The incidents of extrajudicial killings and custodial deaths in Sri Lanka are commonplace. The story presented by the Sri Lankan Police usually to the Magistrate is always similar. Either they were shot while trying to escape or the police were taking the culprit to a weapons cache when he turned on them with a weapon of some description, amazingly, usually a hand grenade. It is uncertain as to what is more ludicrous, the fact that the police never bother to change their story or the fact that they honestly believe the citizens of Sri Lanka are so gullible they will believe them. Unfortunately, they do not care about the opinions of the citizens, only the Magistrate who has no independent witnesses and can only take the word of the officers reporting the case.

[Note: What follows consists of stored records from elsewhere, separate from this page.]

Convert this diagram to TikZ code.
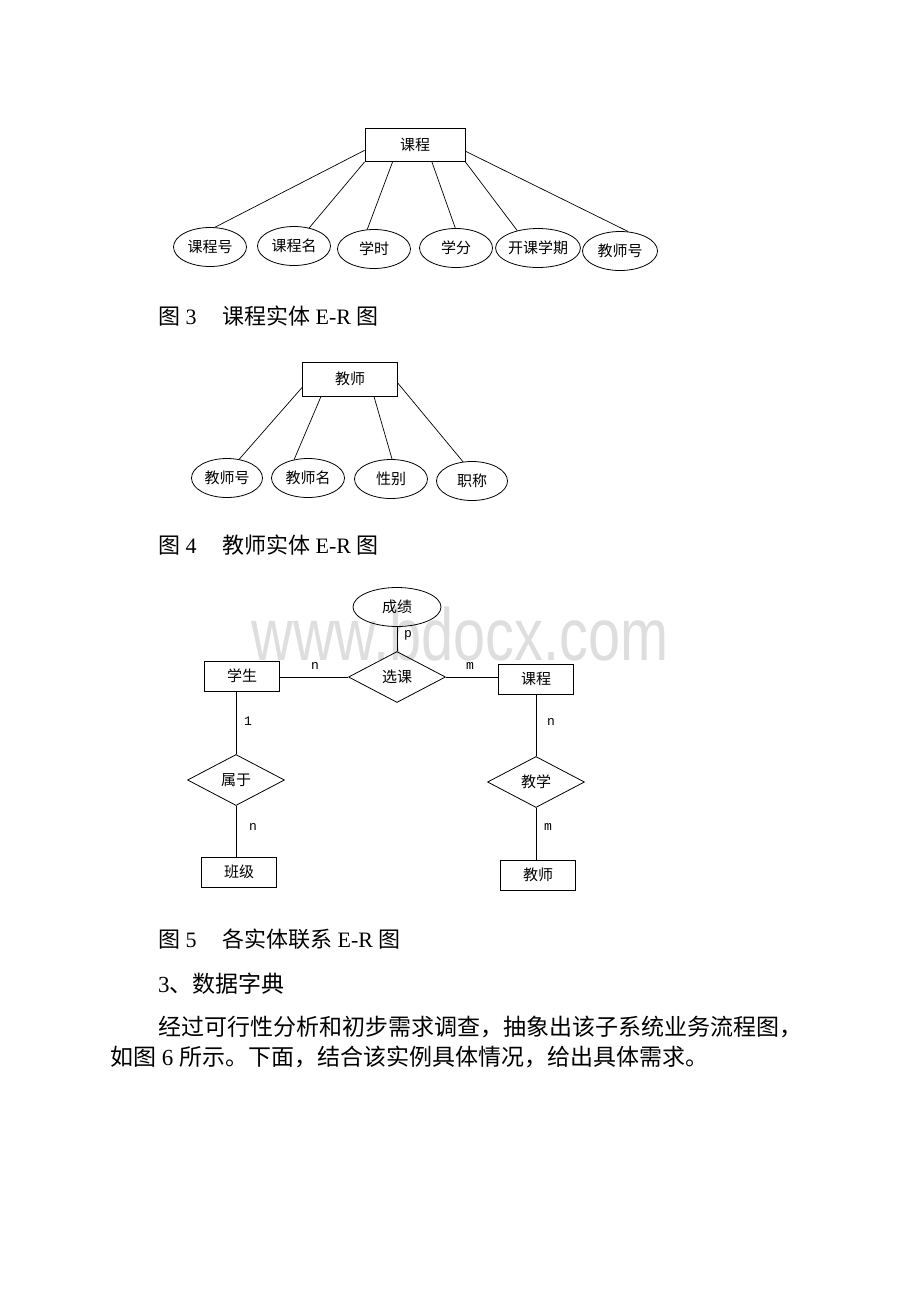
\documentclass[tikz,border=0pt]{standalone}
\usepackage{fontspec}
\setmainfont{Liberation Serif}
\newfontfamily\cjk{Noto Sans CJK SC}
\newfontfamily\cardfont{Liberation Mono}
\newfontfamily\markfont{Liberation Sans}
\usetikzlibrary{shapes.geometric}
\definecolor{markgray}{RGB}{222,222,222}

\tikzset{
  entity/.style={draw, line width=0.8pt, inner sep=0pt, minimum width=75pt, minimum height=30pt, font=\cjk\fontsize{15}{18}\selectfont},
  attribute/.style={draw, ellipse, line width=0.8pt, inner sep=0pt, minimum width=73pt, minimum height=39pt, font=\cjk\fontsize{15}{18}\selectfont},
  relation/.style={draw, diamond, line width=0.8pt, inner sep=0pt, minimum width=97pt, minimum height=51pt, font=\cjk\fontsize{15}{18}\selectfont},
  link/.style={line width=0.7pt},
  card/.style={inner sep=0pt, font=\cardfont\fontsize{13}{15}\selectfont},
  caption/.style={anchor=west, inner sep=0pt, font=\fontsize{22}{26}\selectfont},
  bodytext/.style={anchor=west, inner sep=0pt, font=\cjk\fontsize{23}{27}\selectfont},
}

\begin{document}
\begin{tikzpicture}[x=1pt, y=-1pt]
\useasboundingbox (0,0) rectangle (920,1302);

% course entity
\node[entity, minimum width=100pt, minimum height=33pt] (kc) at (415,145) {课程};
\node[attribute] (kch) at (210,247) {课程号};
\node[attribute] (kcm) at (294,246) {课程名};
\node[attribute] (xs) at (374,249) {学时};
\node[attribute] (xf) at (456,248) {学分};
\node[attribute] (kkxq) at (538,248) {开课学期};
\node[attribute, minimum width=75pt] (jsh) at (620,251) {教师号};
\draw[link] (kc.186) -- (kch.76);
\draw[link] (kc.south west) -- (kcm.50);
\draw[link] (kc.-143) -- (xs.109);
\draw[link] (kc.-45) -- (xf.92);
\draw[link] (kc.south east) -- (kkxq.140);
\draw[link] (kc.-7) -- (jsh.67);
\node[caption] (cap3) at (158,316) {\makebox[64pt][l]{{\cjk 图} 3}{\cjk 课程实体} E-R {\cjk 图}};

% teacher entity
\node[entity, minimum width=95pt, minimum height=34pt] (js) at (350,379) {教师};
\node[attribute, minimum width=71pt] (jsh2) at (227,478) {教师号};
\node[attribute] (jsm) at (308,478) {教师名};
\node[attribute] (xb) at (391,479) {性别};
\node[attribute, minimum width=71pt] (zc) at (472,481) {职称};
\draw[link] (js.190) -- (jsh2.57);
\draw[link] (js.211) -- (jsm.127);
\draw[link] (js.-36) -- (xb.87);
\draw[link] (js.-5) -- (zc.115);
\node[caption] (cap4) at (158,545) {\makebox[64pt][l]{{\cjk 图} 4}{\cjk 教师实体} E-R {\cjk 图}};

% relations
\node[anchor=base, inner sep=0pt, text=markgray, font=\markfont\fontsize{74}{80}\selectfont] (mark) at (460,660) {\scalebox{0.78}[1]{www.bdocx.com}};
\node[attribute, minimum width=88pt] (cj) at (397,607) {成绩};
\node[relation] (xk) at (397,677) {选课};
\node[entity] (xsh) at (242,676) {学生};
\node[entity] (kc2) at (536,679) {课程};
\node[relation] (sy) at (236,780) {属于};
\node[entity] (bj) at (239,872) {班级};
\node[relation] (jx) at (536,782) {教学};
\node[entity] (js2) at (538,875) {教师};
\draw[link] (cj) -- (xk);
\draw[link] (xk.west) -- (xk.west -| xsh.east);
\draw[link] (xk.east) -- (xk.east -| kc2.west);
\draw[link] (sy.north) -- (sy.north |- xsh.south);
\draw[link] (sy.south) -- (sy.south |- bj.north);
\draw[link] (jx.north) -- (jx.north |- kc2.south);
\draw[link] (jx.south) -- (jx.south |- js2.north);
\node[card] (cp) at (408,635) {p};
\node[card] (cn1) at (315,666) {n};
\node[card] (cm1) at (470,666) {m};
\node[card] (c1) at (248,721) {1};
\node[card] (cn2) at (253,827) {n};
\node[card] (cn3) at (551,722) {n};
\node[card] (cm2) at (548,827) {m};
\node[caption] (cap5) at (158,939) {\makebox[64pt][l]{{\cjk 图} 5}{\cjk 各实体联系} E-R {\cjk 图}};

% text below
\node[bodytext] (sec3) at (158,984) {{\rmfamily 3}、数据字典};
\node[bodytext] (par1) at (158,1027) {经过可行性分析和初步需求调查，抽象出该子系统业务流程图，};
\node[bodytext] (par2) at (110,1057) {如图{\rmfamily\ 6\ }所示。下面，结合该实例具体情况，给出具体需求。};
\end{tikzpicture}
\end{document}
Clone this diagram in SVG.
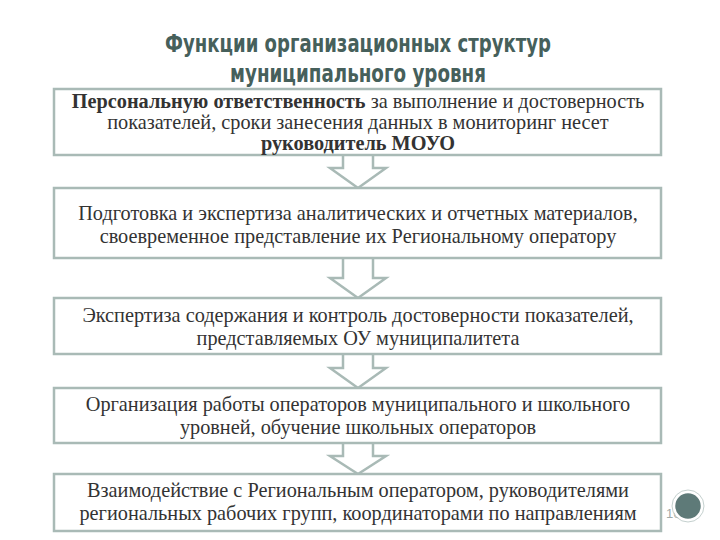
<svg xmlns="http://www.w3.org/2000/svg" width="720" height="540" viewBox="0 0 720 540">
<style>
.box{fill:#fff;stroke:#a9bab6;stroke-width:2.5}
.arr{fill:#fff;stroke:#a9bab6;stroke-width:2.5;stroke-linejoin:miter}
.t{font-family:'Liberation Serif','DejaVu Serif',serif;font-size:20.3px;fill:#333;text-anchor:middle}
.b{font-weight:bold}
.h{font-family:'DejaVu Sans Condensed','DejaVu Sans',sans-serif;font-stretch:condensed;font-weight:bold;font-size:24px;fill:#46605b;text-anchor:middle}
</style>
<rect width="720" height="540" fill="#fff"/>
<text class="h" x="358" y="52" textLength="386" lengthAdjust="spacingAndGlyphs">Функции организационных структур</text>
<text class="h" x="358" y="82" textLength="256" lengthAdjust="spacingAndGlyphs">муниципального уровня</text>
<g id="connectors">
<path class="arr" d="M343,155 V168 H330 L358,188 L386,168 H373 V155"/>
<path class="arr" d="M343,258 V278 H330 L358,298 L386,278 H373 V258"/>
<path class="arr" d="M343,354 V368 H330 L358,388 L386,368 H373 V354"/>
<path class="arr" d="M343,443 V456 H330 L358,474 L386,456 H373 V443"/>
</g>
<g id="n1"><rect class="box" x="54" y="89" width="607" height="66"/>
<text class="t" x="358" y="108"><tspan class="b">Персональную ответственность</tspan> за выполнение и достоверность</text>
<text class="t" x="358" y="129">показателей, сроки занесения данных в мониторинг несет</text>
<text class="t b" x="358" y="150">руководитель МОУО</text></g>
<g id="n2"><rect class="box" x="54" y="188" width="607" height="70"/>
<text class="t" x="358" y="220">Подготовка и экспертиза аналитических и отчетных материалов,</text>
<text class="t" x="358" y="243">своевременное представление их Региональному оператору</text></g>
<g id="n3"><rect class="box" x="54" y="298" width="607" height="56"/>
<text class="t" x="358" y="322">Экспертиза содержания и  контроль достоверности показателей,</text>
<text class="t" x="358" y="345">представляемых ОУ муниципалитета</text></g>
<g id="n4"><rect class="box" x="54" y="388" width="607" height="55"/>
<text class="t" x="358" y="411">Организация работы операторов муниципального и школьного</text>
<text class="t" x="358" y="434">уровней, обучение школьных операторов</text></g>
<g id="n5"><rect class="box" x="54" y="474" width="607" height="57"/>
<text class="t" x="358" y="497">Взаимодействие с Региональным оператором, руководителями</text>
<text class="t" x="358" y="520">региональных рабочих групп, координаторами по направлениям</text></g>
<g id="page">
<text x="666" y="518" font-family="Liberation Sans,sans-serif" font-size="13" fill="#a0aaa8">16</text>
<circle cx="688" cy="506" r="14" fill="#5e7a78" stroke="#fff" stroke-width="2.5"/>
<circle cx="688" cy="506" r="16" fill="none" stroke="#c4d0ce" stroke-width="1"/>
</g>
</svg>
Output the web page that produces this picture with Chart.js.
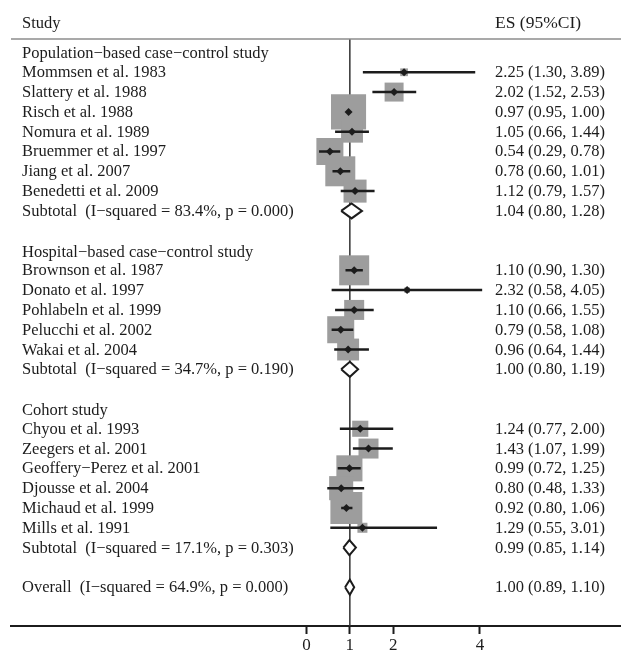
<!DOCTYPE html>
<html>
<head>
<meta charset="utf-8">
<title>Forest plot</title>
<script src="https://cdn.jsdelivr.net/npm/chart.js@4.4.1/dist/chart.umd.min.js"></script>
<style>
    html, body { margin: 0; padding: 0; background: #fff; }
    #wrap { width: 621px; height: 655px; }
</style>
</head>
<body>
<div id="wrap"><canvas id="chart" width="621" height="655"></canvas></div>
<script>
const groupTitles = ["Population−based case−control study", "Hospital−based case−control study", "Cohort study"];
const groupRows = [0, 10, 18];

const studies = [
    "Mommsen et al. 1983", "Slattery et al. 1988", "Risch et al. 1988", "Nomura et al. 1989",
    "Bruemmer et al. 1997", "Jiang et al. 2007", "Benedetti et al. 2009",
    "Brownson et al. 1987", "Donato et al. 1997", "Pohlabeln et al. 1999", "Pelucchi et al. 2002", "Wakai et al. 2004",
    "Chyou et al. 1993", "Zeegers et al. 2001", "Geoffery−Perez et al. 2001", "Djousse et al. 2004",
    "Michaud et al. 1999", "Mills et al. 1991"
];
const studyRows = [1, 2, 3, 4, 5, 6, 7, 11, 12, 13, 14, 15, 19, 20, 21, 22, 23, 24];
const studyES = [2.25, 2.02, 0.97, 1.05, 0.54, 0.78, 1.12, 1.10, 2.32, 1.10, 0.79, 0.96, 1.24, 1.43, 0.99, 0.80, 0.92, 1.29];
const studyLow = [1.30, 1.52, 0.95, 0.66, 0.29, 0.60, 0.79, 0.90, 0.58, 0.66, 0.58, 0.64, 0.77, 1.07, 0.72, 0.48, 0.80, 0.55];
const studyHigh = [3.89, 2.53, 1.00, 1.44, 0.78, 1.01, 1.57, 1.30, 4.05, 1.55, 1.08, 1.44, 2.00, 1.99, 1.25, 1.33, 1.06, 3.01];
// relative weights (box area)
const studyWeights = [0.6, 3.6, 12.3, 4.8, 7.3, 9.0, 5.3, 9.0, 0.3, 4.0, 7.3, 4.8, 2.6, 4.0, 6.8, 5.8, 10.2, 1.0];

const summaryLabels = [
    "Subtotal  (I−squared = 83.4%, p = 0.000)",
    "Subtotal  (I−squared = 34.7%, p = 0.190)",
    "Subtotal  (I−squared = 17.1%, p = 0.303)",
    "Overall  (I−squared = 64.9%, p = 0.000)"
];
const summaryRows = [8, 16, 25, 27];
const summaryES = [1.04, 1.00, 0.99, 1.00];
const summaryLow = [0.80, 0.80, 0.85, 0.89];
const summaryHigh = [1.28, 1.19, 1.14, 1.10];

const xTicks = [0, 1, 2, 4];
const nullValue = 1;

const X_MIN = -6.81, X_MAX = 7.25;
const Y_MIN = -0.68, Y_MAX = 28.96;
const FONT = '16.5px "Liberation Serif", "Times New Roman", serif';
const INK = "#1c1c1c";

function fmt(es, lo, hi) {
    return `${es.toFixed(2)} (${lo.toFixed(2)}, ${hi.toFixed(2)})`;
}

// CI segments, separated by gaps
const ciData = [];
studyRows.forEach((r, i) => {
    ciData.push({ x: studyLow[i], y: r });
    ciData.push({ x: studyHigh[i], y: r });
    ciData.push({ x: null, y: null });
});

const diamondSets = summaryRows.map((r, i) => ({
    data: [
        { x: summaryLow[i], y: r },
        { x: summaryES[i], y: r - 0.38 },
        { x: summaryHigh[i], y: r },
        { x: summaryES[i], y: r + 0.38 },
        { x: summaryLow[i], y: r },
    ],
    showLine: true,
    borderColor: INK,
    borderWidth: 2,
    backgroundColor: "#ffffff",
    fill: "shape",
    pointRadius: 0,
    order: 2,
}));

const textPlugin = {
    id: "forestText",
    afterDraw(chart) {
        const ctx = chart.ctx;
        const yScale = chart.scales.y;
        const area = chart.chartArea;
        const leftX = 22;
        const rightX = 495;

        ctx.save();
        // header rule
        ctx.strokeStyle = "#8c8c8c";
        ctx.lineWidth = 1.5;
        ctx.beginPath();
        ctx.moveTo(area.left, area.top);
        ctx.lineTo(area.right, area.top);
        ctx.stroke();

        ctx.font = FONT;
        ctx.fillStyle = INK;
        ctx.textAlign = "left";
        ctx.textBaseline = "alphabetic";
        ctx.fillText("Study", leftX, 28);
        ctx.font = '17.5px "Liberation Serif", serif';
        ctx.fillText("ES (95%CI)", rightX, 28);
        ctx.font = FONT;

        groupTitles.forEach((t, i) => {
            ctx.fillText(t, leftX, yScale.getPixelForValue(groupRows[i]) + 6);
        });
        studies.forEach((s, i) => {
            const y = yScale.getPixelForValue(studyRows[i]) + 5;
            ctx.fillText(s, leftX, y);
            ctx.fillText(fmt(studyES[i], studyLow[i], studyHigh[i]), rightX, y);
        });
        summaryLabels.forEach((s, i) => {
            const y = yScale.getPixelForValue(summaryRows[i]) + 5;
            ctx.fillText(s, leftX, y);
            ctx.fillText(fmt(summaryES[i], summaryLow[i], summaryHigh[i]), rightX, y);
        });
        ctx.restore();
    }
};

const ctx = document.getElementById("chart").getContext("2d");
new Chart(ctx, {
    type: "scatter",
    data: {
        datasets: [
            {
                // line of no effect
                data: [{ x: nullValue, y: Y_MIN }, { x: nullValue, y: Y_MAX }],
                showLine: true,
                borderColor: "#333333",
                borderWidth: 1.5,
                pointRadius: 0,
                order: 6,
            },
            {
                // weight boxes
                data: studyRows.map((r, i) => ({ x: studyES[i], y: r })),
                pointStyle: "rect",
                pointRadius: studyWeights.map(w => 10 * Math.sqrt(w) / Math.SQRT2),
                backgroundColor: "#9d9d9d",
                borderWidth: 0,
                order: 5,
            },
            {
                data: ciData,
                showLine: true,
                spanGaps: false,
                borderColor: INK,
                borderWidth: 2.5,
                pointRadius: 0,
                order: 3,
            },
            ...diamondSets,
            {
                // point estimates
                data: studyRows.map((r, i) => ({ x: studyES[i], y: r })),
                pointStyle: "rectRot",
                pointRadius: 4,
                backgroundColor: INK,
                borderWidth: 0,
                order: 1,
            },
        ],
    },
    options: {
        responsive: false,
        animation: false,
        devicePixelRatio: 1,
        events: [],
        layout: { autoPadding: false, padding: { top: 39, left: 11, right: 0, bottom: 0 } },
        plugins: {
            legend: { display: false },
            tooltip: { enabled: false },
        },
        scales: {
            x: {
                type: "linear",
                min: X_MIN,
                max: X_MAX,
                afterBuildTicks: axis => { axis.ticks = xTicks.map(v => ({ value: v })); },
                afterFit: axis => {
                    axis.height = 29;
                    axis.paddingLeft = 0;
                    axis.paddingRight = 0;
                },
                grid: {
                    drawOnChartArea: false,
                    drawTicks: true,
                    tickLength: 8,
                    tickWidth: 2,
                    tickColor: INK,
                },
                border: { display: true, color: INK, width: 2 },
                ticks: {
                    autoSkip: false,
                    maxRotation: 0,
                    padding: 1,
                    color: INK,
                    font: { family: '"Liberation Serif", serif', size: 17 },
                },
            },
            y: {
                type: "linear",
                display: false,
                reverse: true,
                min: Y_MIN,
                max: Y_MAX,
            },
        },
    },
    plugins: [textPlugin],
});
</script>
</body>
</html>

In this context, at least it is welcome that the Magistrate has determined that the death of Nagarasa Alex warrants further investigation and has ordered the arrest of those who held the youth in custody. It is a rare deviation from the usual impunity that is widely enjoyed by the police and prison authorities.
Incidents of police brutality take place often in Sri Lanka. In September 2010 a Fundamental Rights petition was filed by a resident of Embilipitiya town, stating that her husband had been arrested and ‘killed’ by the police who thereafter ‘fabricated a version to justify the killing’. After nearly a decade later the Supreme Court in 2019 ruled this was a case of custodial death, ordering seven police personnel and the State to pay a total compensation of Rs. 2 million to the victim’s family.
On that instance Supreme Court Justice S. Thurairaja ruled, with the other two judges on the bench – L.T.B. Dehideniya and Murdu N.B. Fernando – that it is the State’s responsibility to protect every citizen of Sri Lanka, and as such the State has failed its responsibility and has violated the fundamental rights of the deceased.
The Human Rights Commission of Sri Lanka (HRCSL) says 90% of their torture complaints are against the police with hundreds of cases being reported each year. All these instances and many others point to police brutality being a systemic problem in Sri Lanka. Police are routinely protected with transfers and other slap-on-the-wrist punishments. For decades the State of Emergency and the Prevention of Terrorism Act provided them with often blanket legal and political protection. The institutionalised impunity was never rolled back despite the conflict ending 14 years ago.
Minorities, the poor and the disabled are among the most vulnerable due to this continued impunity and lack of sensitisation. The effort to seek justice for these victims should ideally be coupled with changing this deeply problematic and damaging police brutality carried out in the name of law enforcement.